When we were in the office, my team would usually use Post-it Notes for brainstorming purposes. The typical process was to individually write out some ideas, manually group them on a whiteboard, and discuss a few. When we started working from home, we began using Dropbox Paper. It turns out to be a much better way. We’ll spend a few minutes in video chat discussing what we’re brainstorming and setting the stage, and then we’ll all mute and spend a few minutes writing bullet points into the same Paper document. We’ll then spend a few minutes voting by putting an emoji next to the items we think are worth discussing more. After that, as a team, we will discuss the ones that got the most votes.
In the past, we’d only get through a few points, and not necessarily the most interesting points. This way, the best items surface to the team quickly. It’s also more inclusive. Not all of us like speaking up in meetings or sharing brainstormed ideas because they’re so raw. Many folks feel more comfortable with this approach because we get to see each other’s wacky, early ideas. I usually peek at others’ while we are silently brainstorming, which can also inspire more thoughts.
What’s a hurdle or challenge associated with working virtual-first? How does your team address it?
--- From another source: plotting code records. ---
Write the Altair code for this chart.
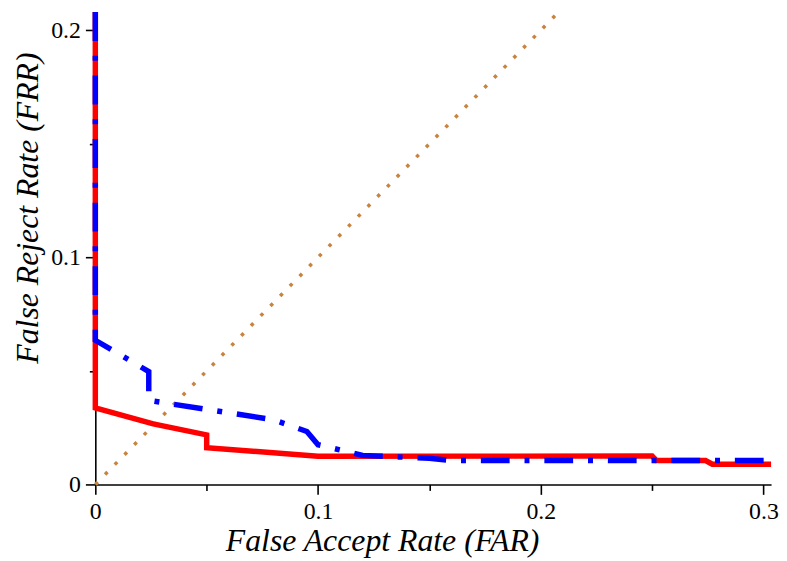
import altair as alt
import pandas as pd

# ---- data ----
red_far = [0.0, 0.0, 0.026, 0.05, 0.05, 0.1, 0.25, 0.252, 0.274, 0.277, 0.3034]
red_frr = [0.208, 0.0337, 0.0267, 0.0218, 0.0162, 0.0124, 0.0125, 0.0105, 0.0105, 0.0089, 0.0089]

blue_far = [0.0, 0.0, 0.024, 0.024, 0.08, 0.095, 0.1, 0.12, 0.15, 0.16, 0.3034]
blue_frr = [0.208, 0.0635, 0.0497, 0.037, 0.0285, 0.0233, 0.0175, 0.0128, 0.0115, 0.0105, 0.0105]

diag_far = [0.0, 0.208]
diag_frr = [0.0, 0.208]

x_major = [0, 0.1, 0.2, 0.3]
x_minor = [0.05, 0.15, 0.25]
y_major = [0, 0.1, 0.2]
y_minor = [0.05, 0.15]

X_DOMAIN = [0, 0.3034]
Y_DOMAIN = [0, 0.208]


def frame(xs, ys):
    return pd.DataFrame({"far": xs, "frr": ys, "i": list(range(len(xs)))})


FONT = "Liberation Serif"

xscale = alt.Scale(domain=X_DOMAIN, nice=False, zero=False)
yscale = alt.Scale(domain=Y_DOMAIN, nice=False, zero=False)

x_axis = alt.Axis(
    values=x_major, format="~g", orient="bottom", grid=False,
    domainColor="black", domainWidth=1.6, tickColor="black", tickWidth=1.6,
    tickSize=10, labelPadding=5, labelFont=FONT, labelFontSize=24,
    labelColor="black", labelFlush=False,
    title="False Accept Rate (FAR)", titleFont=FONT, titleFontSize=32,
    titleFontStyle="italic", titleFontWeight="normal", titleColor="black",
    titleX=289, titleY=67, titleAlign="center", titleBaseline="alphabetic",
)
y_axis = alt.Axis(
    values=y_major, format="~g", orient="left", grid=False,
    domainColor="black", domainWidth=1.6, tickColor="black", tickWidth=1.6,
    tickSize=10, labelPadding=5, labelFont=FONT, labelFontSize=24,
    labelColor="black", labelFlush=False,
    title="False Reject Rate (FRR)", titleFont=FONT, titleFontSize=32,
    titleFontStyle="italic", titleFontWeight="normal", titleColor="black",
    titleX=-58, titleY=197, titleAlign="center", titleBaseline="alphabetic",
    titleAngle=270,
)
x_minor_axis = alt.Axis(
    values=x_minor, orient="bottom", grid=False, domain=False, labels=False,
    tickColor="black", tickWidth=1.6, tickSize=6, title="",
)
y_minor_axis = alt.Axis(
    values=y_minor, orient="left", grid=False, domain=False, labels=False,
    tickColor="black", tickWidth=1.6, tickSize=6, title="",
)

diag = alt.Chart(frame(diag_far, diag_frr)).mark_line(
    color="#C8843F", strokeWidth=3.5, strokeDash=[3.5, 10.5], strokeCap="butt"
).encode(
    x=alt.X("far:Q", scale=xscale, axis=x_axis),
    y=alt.Y("frr:Q", scale=yscale, axis=y_axis),
    order="i:Q",
)

red = alt.Chart(frame(red_far, red_frr)).mark_line(
    color="#FF0000", strokeWidth=5.5, strokeJoin="miter"
).encode(
    x=alt.X("far:Q", scale=xscale, axis=x_minor_axis),
    y=alt.Y("frr:Q", scale=yscale, axis=y_minor_axis),
    order="i:Q",
)

blue = alt.Chart(frame(blue_far, blue_frr)).mark_line(
    color="#0000FF", strokeWidth=5.5, strokeDash=[29, 15, 5, 15], strokeCap="butt"
).encode(
    x=alt.X("far:Q", scale=xscale, axis=None),
    y=alt.Y("frr:Q", scale=yscale, axis=None),
    order="i:Q",
)

chart = alt.layer(diag, red, blue).resolve_axis(
    x="independent", y="independent"
).properties(
    width=681, height=476,
    autosize=alt.AutoSizeParams(type="none"),
    padding={"left": 88, "top": 2, "right": 8, "bottom": 72},
    background="white",
).configure_view(strokeWidth=0)

chart.save("out.html", embed_options={"renderer": "svg", "actions": False})
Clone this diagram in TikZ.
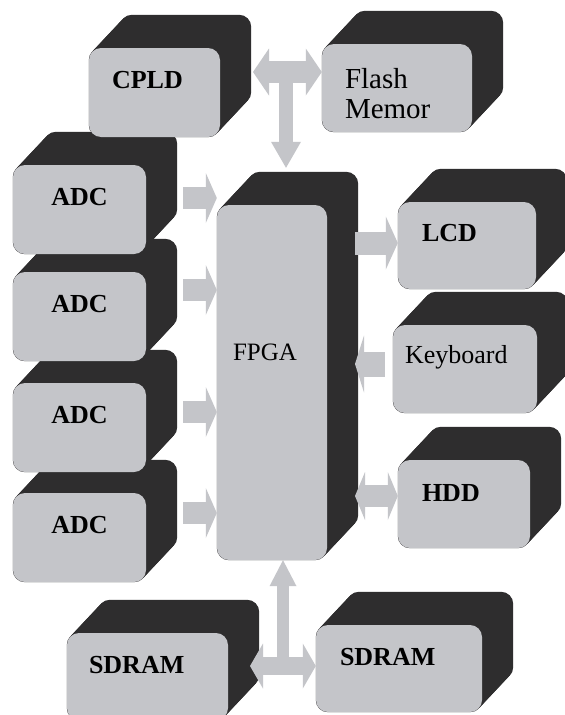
\documentclass[tikz,border=0pt]{standalone}
\usepackage{fontspec}
\setmainfont{Liberation Serif}
\usetikzlibrary{arrows.meta,calc,backgrounds}

\definecolor{facegray}{RGB}{196,197,201}
\definecolor{slabgray}{RGB}{46,45,46}

\tikzset{
  face/.style={fill=facegray, rounded corners=12pt, inner sep=0pt, align=left},
  boldtag/.style={font=\fontsize{26}{30}\selectfont\bfseries},
  plaintag/.style={font=\fontsize{26}{30}\selectfont},
  bus/.style n args={3}{draw=facegray, line width=#1,
    >={Triangle[width=#2, length=#3, line width=0pt]}}
}

% dark body swept behind a face
\newcommand{\slab}[1]{%
  \foreach \t in {0,...,24}
    \fill[slabgray, rounded corners=12pt]
      ($(#1.south west)+{\t/24}*(31,-33)$) rectangle ($(#1.north east)+{\t/24}*(31,-33)$);
}

\begin{document}
\begin{tikzpicture}[x=1pt, y=-1pt]

\useasboundingbox (0,0) rectangle (565,715);

\node[face, boldtag, minimum width=131pt, text width=85pt, text height=40.6pt, text depth=48.4pt] (cpld) at (154.5,92.5) {CPLD};
\node[face, font=\fontsize{29}{30}\selectfont, minimum width=150pt, text width=104pt, text height=44pt, text depth=44pt] (flash) at (397,88) {Flash\\Memor};

\foreach \n/\y in {1/209.5,2/316.5,3/427.5,4/537.5}
  \node[face, boldtag, align=center, minimum width=133pt, text width=113pt, text height=40pt, text depth=49pt] (adc\n) at (79.5,\y) {ADC};

\node[face, font=\fontsize{25}{30}\selectfont, minimum width=110pt, text width=78pt, text height=155pt, text depth=200pt] (fpga) at (272,382.5) {FPGA};

\node[face, boldtag, minimum width=138pt, text width=90pt, text height=39.6pt, text depth=47.4pt] (lcd) at (467,245.5) {LCD};
\node[face, plaintag, minimum width=144pt, text width=120pt, text height=38pt, text depth=50pt] (keyb) at (465,369) {Keyboard};
\node[face, boldtag, minimum width=132pt, text width=84pt, text height=41.6pt, text depth=46.4pt] (hdd) at (464,504) {HDD};

\node[face, boldtag, minimum width=161pt, text width=117pt, text height=40.6pt, text depth=46.4pt] (sdraml) at (147.5,676.5) {SDRAM};
\node[face, boldtag, minimum width=166pt, text width=118pt, text height=40.6pt, text depth=46.4pt] (sdramr) at (399,668.5) {SDRAM};

\begin{scope}[on background layer]
\fill[white] (0,0) rectangle (565,715);
\foreach \b in {cpld,flash,adc1,adc2,adc3,adc4,fpga,lcd,keyb,hdd,sdraml,sdramr}
  {\slab{\b}}
\end{scope}

% buses
\coordinate (topbus) at (253,72);
\coordinate (topdrop) at (286,72);
\draw[bus={22pt}{47pt}{16pt}, <->] (topbus) -- (topbus -| flash.west);
\draw[bus={14pt}{30pt}{26pt}, ->] (topdrop) -- ($(topdrop |- fpga.north)+(0,-37)$);

\foreach \n/\y in {1/198,2/290,3/412,4/513} {
  \coordinate (in\n) at (183,\y);
  \draw[bus={22pt}{50pt}{11pt}, ->] (in\n) -- (in\n -| fpga.west);
}

\coordinate (lcdin) at (355,243);
\draw[bus={23pt}{53pt}{12pt}, ->] (lcdin) -- (lcdin -| lcd.west);
\coordinate (kbout) at (355,364);
\draw[bus={25pt}{57pt}{9pt}, <-] (kbout) -- ($(kbout -| keyb.west)+(-8,0)$);
\coordinate (hddio) at (355,496);
\draw[bus={22pt}{48pt}{10pt}, <->] (hddio) -- (hddio -| hdd.west);

\coordinate (lowbus) at (250,666);
\coordinate (lowrise) at (283,666);
\draw[bus={18pt}{45pt}{13pt}, <->] (lowbus) -- (lowbus -| sdramr.west);
\draw[bus={12pt}{27pt}{26pt}, ->] (lowrise) -- (lowrise |- fpga.south);

\end{tikzpicture}
\end{document}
One of the things that makes Dropbox special are the people. We’re very good at hiring people who are great to work with! So, maintaining human connection with the folks we work with is a challenge now that we don’t have an office to automatically bring us together.
This means we have to put in a bit more effort to build and maintain those connections. Fortunately, investing time and effort into maintaining connection is a top priority across the company. Even small things like making time for non-work chat at the beginning of meetings, virtual happy hours, outdoor team lunches and team social chats can go a long way.
What’s an example of an exciting project your team currently or previously worked on that evolved from a virtual brainstorming session? How did it come to be?
Brainstorming is pretty central to how I approach work generally, so anything I’m involved in is pretty likely to include a brainstorming session or two. Right now my team’s main focus is making our identity platform able to support the development and acquisition of new products not based upon the Dropbox production stack. It turns out it’s fairly difficult to do this, seeing as a lot of the company’s existing product and commercial platforms were written or deployed assuming there’d just be one product.
Understanding what this means for Dropbox’s platforms and architecture has required a lot of ideation and collaboration with parts of the company we don’t normally interact with. I find it fascinating. It feels like a once-in-a-career opportunity to shape a business in this way. We’re just getting started.